Neurono has no program it is executing. It is entirely taught what to do by supervised machine learning. The significant difference to a programmed robot is, that it has no pre-determinated behavior. It is only taught what is necessary to survive in its environment (or not if you're a bad teacher). The rest the robot will figure out by itself using linear classification based on the training examples.

Each of the two neurons can be individually taugh. The PCB layout of the neural computer is still in an early stage, just showing the teacher input unit with debouncing circuitry:

I will continue my work on this after my holiday in Malaysia where I will heading to tomorrow noon time with my family.



This is a companion discussion topic for the original entry at

Wait where’s the robot?

You said you are building a robot called Neurono but where’s the robot. This is titled “robot work in progress” but I see no body. If you don’t have a body could you tell me what the robot is? Look you can’t have a robot without a body.

Sometimes it’s taking a

Sometimes it’s taking a little bit more effort and preparation than just hot glueing some random stuff together…

I look forward to seeing
I look forward to seeing this in action some day. I’m wondering what two neurons can learn, though. If this works out, will you try your neurons on an FPGA?

After all, if 2 can run a basic robot, what could 1000 do?

I don’t get what you mean but alright.

I have no idea what you mean but alright I’ll get some catching up to do.

Hi Jay,I am just arrived at

Hi Jay,

I am just arrived at Kuala Lumpur so I keep it short for the moment.

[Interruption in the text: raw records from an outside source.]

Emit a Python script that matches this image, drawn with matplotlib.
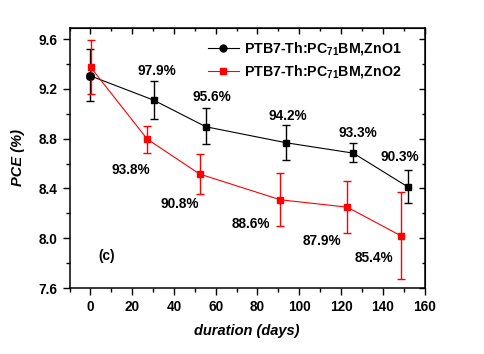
import matplotlib
matplotlib.use('Agg')
import matplotlib.pyplot as plt
from matplotlib.lines import Line2D
from matplotlib.ticker import MultipleLocator

plt.rcParams['font.family'] = ['Liberation Sans', 'DejaVu Sans']
plt.rcParams['font.weight'] = 'bold'
plt.rcParams['mathtext.default'] = 'regular'

# dados
dias1 = [0, 30.3, 55.3, 93.9, 125.9, 151.9]
pce1 = [9.305, 9.11, 8.896, 8.767, 8.684, 8.414]
err1_sup = [0.215, 0.15, 0.148, 0.14, 0.078, 0.131]
err1_inf = [0.205, 0.15, 0.142, 0.141, 0.074, 0.134]
rot1 = ['97.9%', '95.6%', '94.2%', '93.3%', '90.3%']
pos1_x = [32, 58, 94.7, 128, 148]
pos1_y = [9.343, 9.137, 8.984, 8.843, 8.654]

dias2 = [0.1, 27.2, 52.3, 91.0, 123.0, 148.9]
pce2 = [9.375, 8.797, 8.516, 8.309, 8.25, 8.018]
err2_sup = [0.222, 0.107, 0.158, 0.212, 0.207, 0.35]
err2_inf = [0.219, 0.113, 0.161, 0.214, 0.21, 0.346]
rot2 = ['93.8%', '90.8%', '88.6%', '87.9%', '85.4%']
pos2_x = [19.3, 42.7, 76.7, 111, 136]
pos2_y = [8.548, 8.272, 8.114, 7.977, 7.843]

nome1 = 'PTB7-Th:PC$_{71}$BM,ZnO1'
nome2 = 'PTB7-Th:PC$_{71}$BM,ZnO2'

fig = plt.figure(figsize=(4.84, 3.54), dpi=100)
ax = fig.add_axes([0.1436, 0.1864, 0.7335, 0.7346])

ax.errorbar(dias1, pce1, yerr=[err1_inf, err1_sup], color='black', lw=0.8,
            marker='s', ms=5, capsize=2.8, elinewidth=1, capthick=1)
ax.plot(dias1[0], pce1[0], 'o', color='black', ms=5.5)
ax.errorbar(dias2, pce2, yerr=[err2_inf, err2_sup], color='red', lw=0.8,
            marker='s', ms=5, capsize=2.8, elinewidth=1, capthick=1)

for x, y, t in zip(pos1_x, pos1_y, rot1):
    ax.text(x, y, t, ha='center', va='center', fontsize=9.8, fontweight='bold')
for x, y, t in zip(pos2_x, pos2_y, rot2):
    ax.text(x, y, t, ha='center', va='center', fontsize=9.8, fontweight='bold')
ax.text(7.8, 7.857, '(c)', ha='center', va='center', fontsize=9.8, fontweight='bold')

alcas = [Line2D([], [], color='black', lw=0.8, marker='o', ms=5),
         Line2D([], [], color='red', lw=0.8, marker='s', ms=5)]
ax.legend(alcas, [nome1, nome2], loc='upper left', bbox_to_anchor=(0.365, 0.985),
          frameon=False, handlelength=2.2, handletextpad=0.35,
          labelspacing=0.4, borderaxespad=0.2, prop={'weight': 'bold', 'size': 10.2})

ax.set_xlim(-10, 160)
ax.set_ylim(7.6, 9.69)
ax.xaxis.set_major_locator(MultipleLocator(20))
ax.xaxis.set_minor_locator(MultipleLocator(10))
ax.yaxis.set_major_locator(MultipleLocator(0.4))
ax.yaxis.set_minor_locator(MultipleLocator(0.2))
ax.tick_params(which='both', direction='out', labelsize=9.8, width=1)
ax.tick_params(which='major', length=5)
ax.tick_params(which='minor', length=3)
for s in ax.spines.values():
    s.set_linewidth(1.1)

# eixos espelhados com ticks para dentro
sec_x = ax.secondary_xaxis('top')
sec_x.xaxis.set_major_locator(MultipleLocator(20))
sec_x.xaxis.set_minor_locator(MultipleLocator(10))
sec_x.tick_params(which='both', direction='in', labeltop=False, width=1)
sec_x.tick_params(which='major', length=4)
sec_x.tick_params(which='minor', length=2.5)
sec_y = ax.secondary_yaxis('right')
sec_y.yaxis.set_major_locator(MultipleLocator(0.4))
sec_y.yaxis.set_minor_locator(MultipleLocator(0.2))
sec_y.tick_params(which='both', direction='in', labelright=False, width=1)
sec_y.tick_params(which='major', length=4)
sec_y.tick_params(which='minor', length=2.5)

for lab in ax.get_xticklabels() + ax.get_yticklabels():
    lab.set_fontweight('bold')

ax.set_xlabel('duration (days)', fontsize=10.5, fontweight='bold', style='italic', labelpad=7)
ax.set_ylabel('PCE (%)', fontsize=10.5, fontweight='bold', style='italic', labelpad=10)

fig.savefig('out.png', dpi=100)
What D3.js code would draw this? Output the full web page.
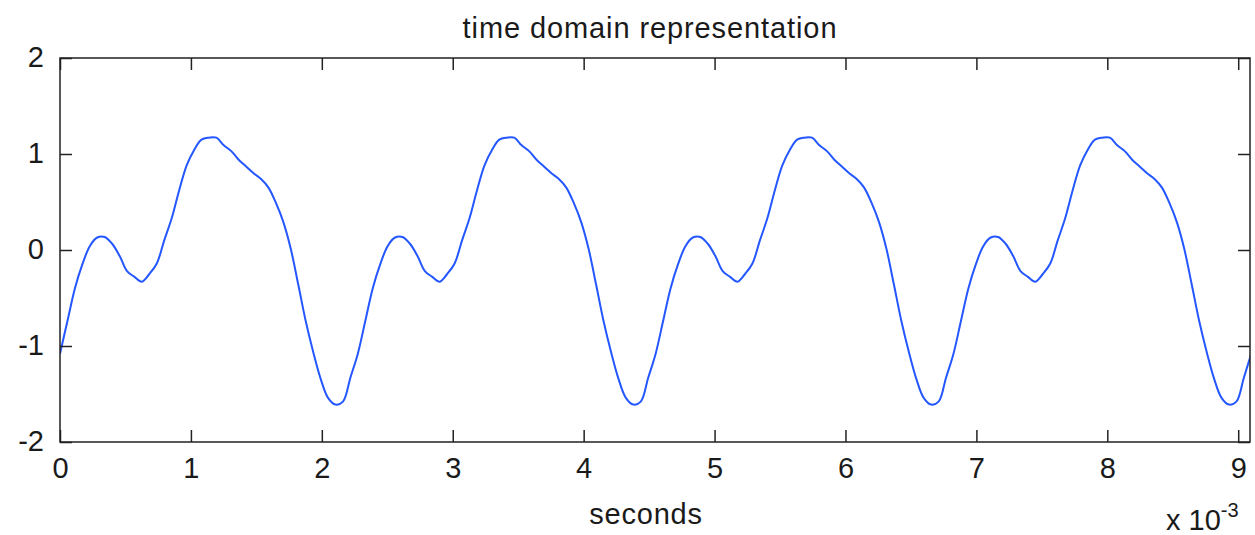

Two of my neurons can learn exactly what two perceptrons with 2 binary inputs each and one binary output each can learn. They seperate input data by a line into two classes. If you use 2-dimensional input data, it’s a line. If you use 3-dimensional input data, it’s a plane. If you use higher-dimensional input data, it will become a so called hyperplane. Let’s say you train the neuron to classify two given input data into two given classes (usually 0 and 1, which could be for example interpreted as ‘left wheel forward’ or ‘left wheel backward’. Then the neuron will classify all remaining possible permutations of that input data automatically into that two classes.

hmmmm very interesting

hmmmm very interesting 


Hello markus i just finnished artificial inteligence course this samester and I cant seem to understand.

You got 2 inputs but then you got 6 connections to a neuron .

Do you have a hidden layer and  where is it ?

What algorithm have you impemented to change the weights ?(back propagation?)